There’s a story published in today’s NY Times business section (http://www.nytimes.com/2009/03/31/business/31response.html?_r=1&scp=1&sq=Susan%20Stellin&st=cse) about the travel industry and how restrictions of bail-out money to banks and other financial institutions are killing the once flourishing business. The financial industry has traditionally spent billions every year to send executives to lavish (and not so lavish) resorts around the country and world for meetings and reward trips. So with the financial industry freezing it’s spending on these unnecessary luxuries, the travel industry has suffered immensely.
The U.S. Travel Association is lobbying President Obama to not only relax some of the bail-out money restrictions but to better define and identify what is considered lavish for these execs. Sending executives to resorts and cushy vacation sites may or may not be an important part of the financial business, the TIA says. They ask to explore what, exactly, these business trips are for and whether or not they benefit their businesses.
I’m sure most financial executives would say these trips are important while regular working-class folks with serious struggles of their own would most likely say it certainly is not (as I would). But I do admire the TIA for recognizing a way to snatch back some or most of its losses and going after them.

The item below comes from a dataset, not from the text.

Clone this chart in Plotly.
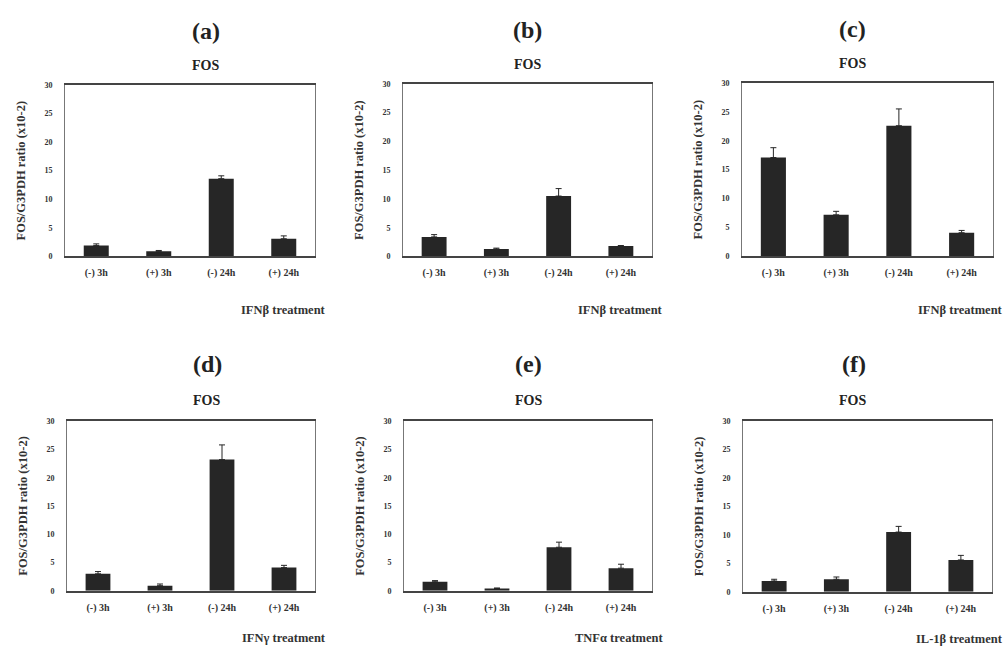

The sports connection here is – the collapse of our financial industry is also devastating the world of sports business. Many stadium and arena luxury suites and premium seats remain empty and major sponsorship and marketing dollars, that are earmarked for sports-related events and naming rights, have been substantially cut.
I applaud the TIA and its efforts to fight for its business. Although I don’t necessarily propose that a sports industry group lobby the President and demand that financial industry big shots continue to spend on sports they way they have in the past. But I do draw some similarities between the sports industry and the travel industry. They’re fighting for its existence, who’s fighting for ours?